Traz flores brancas na mão. E ri. Como se a vida fosse de rir. Há-de fingir que vai para a festa. Há-de falar ao menino e dizer-lhe,
- meu amor,
como se isso fosse o bastante, como se as flores da festa fossem para eles, como se
Venha. Vamos deixá-los acreditar que amanhã ainda vai ser melhor, porque amanhã. Só por isso. Por ser amanhã.
Escolha a sua flor. Já escolhi a minha. Ponha-a na lapela, ou no cabelo ou no peito. Deixe que ela perfume a sua vida.
Ouça a música que a natureza lhe oferece. É para si. Ouça-a. Deixe-se ser feliz. A cidade tem um beijo escondido para lhe dar. Aceite-o, por si, por mim, pela esperança que o riso da menina da minha história nos traz.

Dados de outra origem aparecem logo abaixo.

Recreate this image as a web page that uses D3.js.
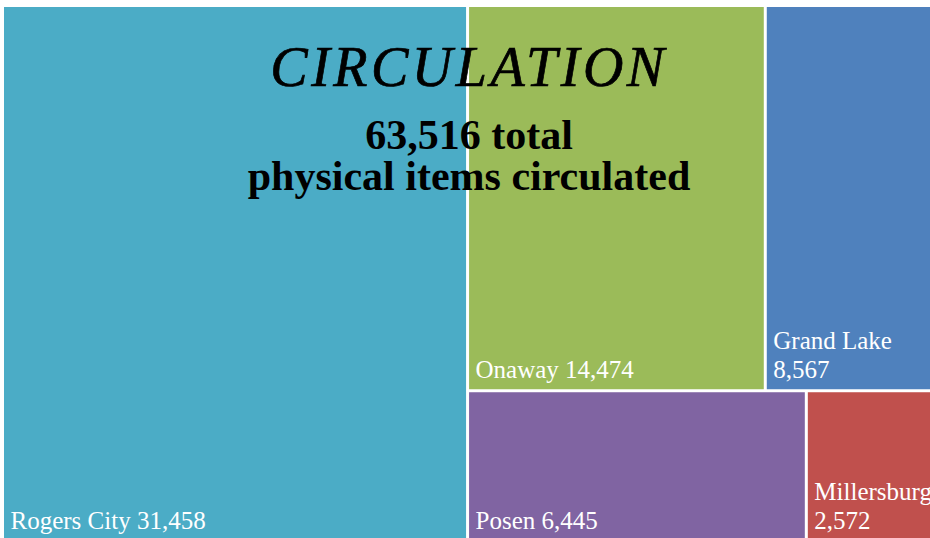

terça-feira, 3 de maio de 2011

ÀS MÃES. À MINHA

Há um lugar no coração dos homens que tem a forma de colo. Redondo. Quase uterino. É feito do amor das mães, muito maior do que se escreve na tatuagem do braço, porque desenhado a fogo na vida da gente.
Nesse lugar, ficam guardados os beijos que beberam as nossas lágrimas, acalmaram as nossas dores, calaram os nossos gritos e refrescaram as nossas testas. Esse lugar foi a semente do que somos: gente com ternura dentro.
Abrigámos lá os nossos sonhos-meninos, depositámos lá as nossas esperanças, escondemos lá as desilusões e arquitetámos o futuro no mundo que os olhos delas nos mostravam.
Desse lugar, partimos à procura do sul, do sol e do sal, porque foi lá que nasceu para nós, só para nós, o calor, a alegria e a vontade. Porque é lá que os anjos dormem, enredados nas contas que as mães desfiam por nós. Ali, Deus colocou a semente da força, num berço – braço – abraço que nos embala no silêncio das nossas vigílias. Um aconchego, ora andorinha, ora papoila, ora folha caída no chão, nunca geada.
No coração dos homens mora o que fica das mães, depois que elas se vão embora: o segredo dos sorrisos, a ternura das mãos, o calor infinito do abraço. Nesse lugar, somos eternamente meninos, eternamente amados, eternamente filhos.
O retrato das mães fica sempre descoberto nesse lugar que Deus criou no coração dos homens. Imenso. Doce. É que Deus inventou as mães para nos explicar o amor. E elas, generosas, aceitaram a missão.
É assim com todas as mães. Com a minha.